Give Maven a notion of "stable external download site", controllable
from poms, and people will stop looking for workarounds. Well, at
least those who care to ask here :-)
Whichever plugin is responsible for that could even do some quick
checks whether the download site is really stable (WWW status, SCM tag
existence check, whatever), and ring an alarm bell if anything is off.
That would be far better than any kooky workarounds people are trying
right now.
There is no kookie workaround.
???
I was talking about what people do. Lots of workarounds; Stephen just
facepalmed about a proposed workaround, with the words of "not this
one!" IIRC.
So... yes, there are plenty of them.
> This is the way Maven and Maven repos work with un-Mavenized projects.

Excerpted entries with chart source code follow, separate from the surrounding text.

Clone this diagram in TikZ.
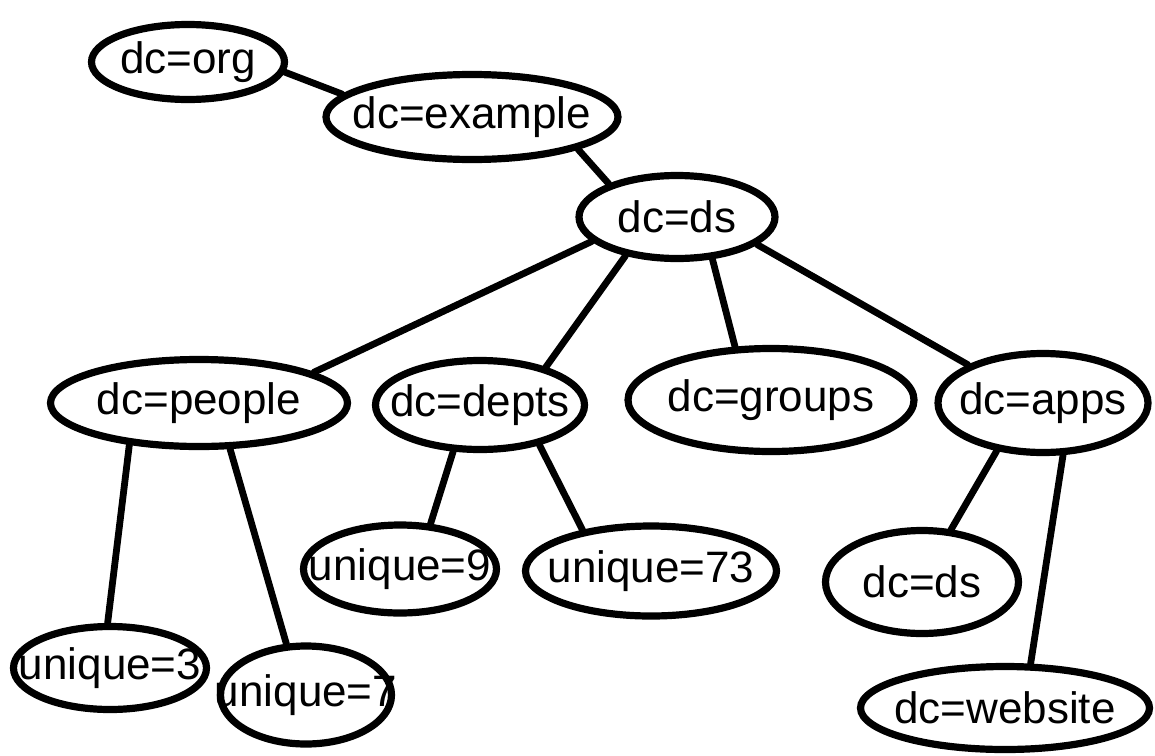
\documentclass[tikz,border=0pt]{standalone}
\usepackage{fontspec}
\setmainfont{Liberation Sans}
\usepackage{xcolor}
\usepackage{tikz}
\usetikzlibrary{shapes.geometric}
\definecolor{ink}{HTML}{000000}
\definecolor{paper}{HTML}{FFFFFF}
\newcommand{\dnlabel}[1]{\makebox[0pt]{#1}}
\tikzset{
  entry/.style={ellipse, draw=ink, fill=paper, line width=3.6pt, inner sep=0pt,
    font=\fontsize{22}{26}\selectfont},
  link/.style={draw=ink, line width=3.4pt, line cap=round},
}

\begin{document}
\begin{tikzpicture}[x=0.5pt, y=-0.5pt]
  \useasboundingbox (0,0) rectangle (1155,755);
  \node[entry, minimum width=96.5pt, minimum height=37.5pt] (org) at (188,62) {\dnlabel{dc=org}};
  \node[entry, minimum width=146pt, minimum height=42.5pt] (example) at (472,117) {\dnlabel{dc=example}};
  \node[entry, minimum width=98pt, minimum height=41.5pt] (ds) at (677,217) {\dnlabel{dc=ds}};
  \node[entry, minimum width=148.5pt, minimum height=43.5pt] (people) at (199,403) {\dnlabel{dc=people}};
  \node[entry, minimum width=104.5pt, minimum height=44.5pt] (depts) at (480,405) {\dnlabel{dc=depts}};
  \node[entry, minimum width=143pt, minimum height=51.5pt] (groups) at (771,400) {\dnlabel{dc=groups}};
  \node[entry, minimum width=105pt, minimum height=49.5pt] (apps) at (1043,403) {\dnlabel{dc=apps}};
  \node[entry, minimum width=96.5pt, minimum height=44pt] (uniq9) at (400,569) {\dnlabel{unique=9}};
  \node[entry, minimum width=125.5pt, minimum height=45pt] (uniq73) at (651,571) {\dnlabel{unique=73}};
  \node[entry, minimum width=96.5pt, minimum height=51.5pt] (appds) at (922,582) {\dnlabel{dc=ds}};
  \node[entry, minimum width=96.5pt, minimum height=41.5pt] (uniq3) at (110,668) {\dnlabel{unique=3}};
  \node[entry, minimum width=85.5pt, minimum height=49pt] (uniq7) at (306,695) {\dnlabel{unique=7}};
  \node[entry, minimum width=144.5pt, minimum height=41.5pt] (website) at (1005,708) {\dnlabel{dc=website}};

  \draw[link] (org.-6) -- (example.170);
  \draw[link] (example.-17) -- (ds.154);
  \draw[link] (ds.196) -- (people.15);
  \draw[link] (ds.217) -- (depts.30);
  \draw[link] (ds.-50) -- (groups.124);
  \draw[link] (ds.-19) -- (apps.153);
  \draw[link] (people.211) -- (uniq3.93);
  \draw[link] (people.-56) -- (uniq7.111);
  \draw[link] (depts.240) -- (uniq9.56);
  \draw[link] (depts.-34) -- (uniq73.149);
  \draw[link] (apps.226) -- (appds.61);
  \draw[link] (apps.-69) -- (website.60);
\end{tikzpicture}
\end{document}
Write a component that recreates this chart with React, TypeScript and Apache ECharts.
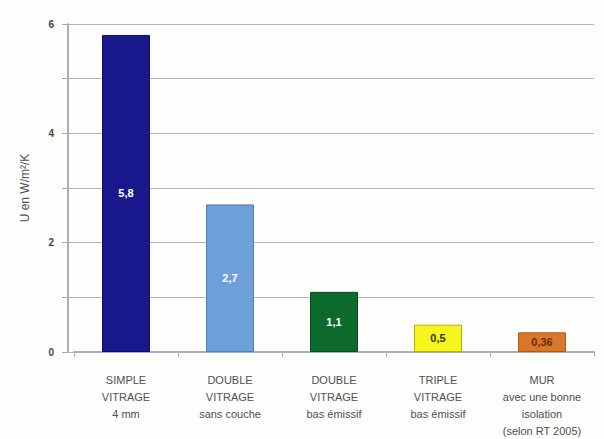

Yeah, and I have taken extraordinary pains to explain how that flies in
the face of Maven's claims of automating a repeatable and dependable
build process, and I have yet to hear an argument that falsifies that.
Can't say I'm impressed with the concepts as presented.
If you do something different, people will think that you don't know how
to use maven properly.
I fail to understand how manually installing artifacts is a good idea if
they are available from a stable, unchanging source. Yet the only way
you've been offering is exactly that, and you have consistently failed
to argue how that's still a good idea (in fact from my current
understanding, it's a horrible, bizarre idea).
As long as this is the situation, the workflow itself must be considered
dubious, and I couldn't care less about what others think about the use
of such a workflow.
Yes, yes, yes, I may be wrong.
Just explain yourself. Explain how manual installation to a maven repo
is preferrable to an automated one, I dare you.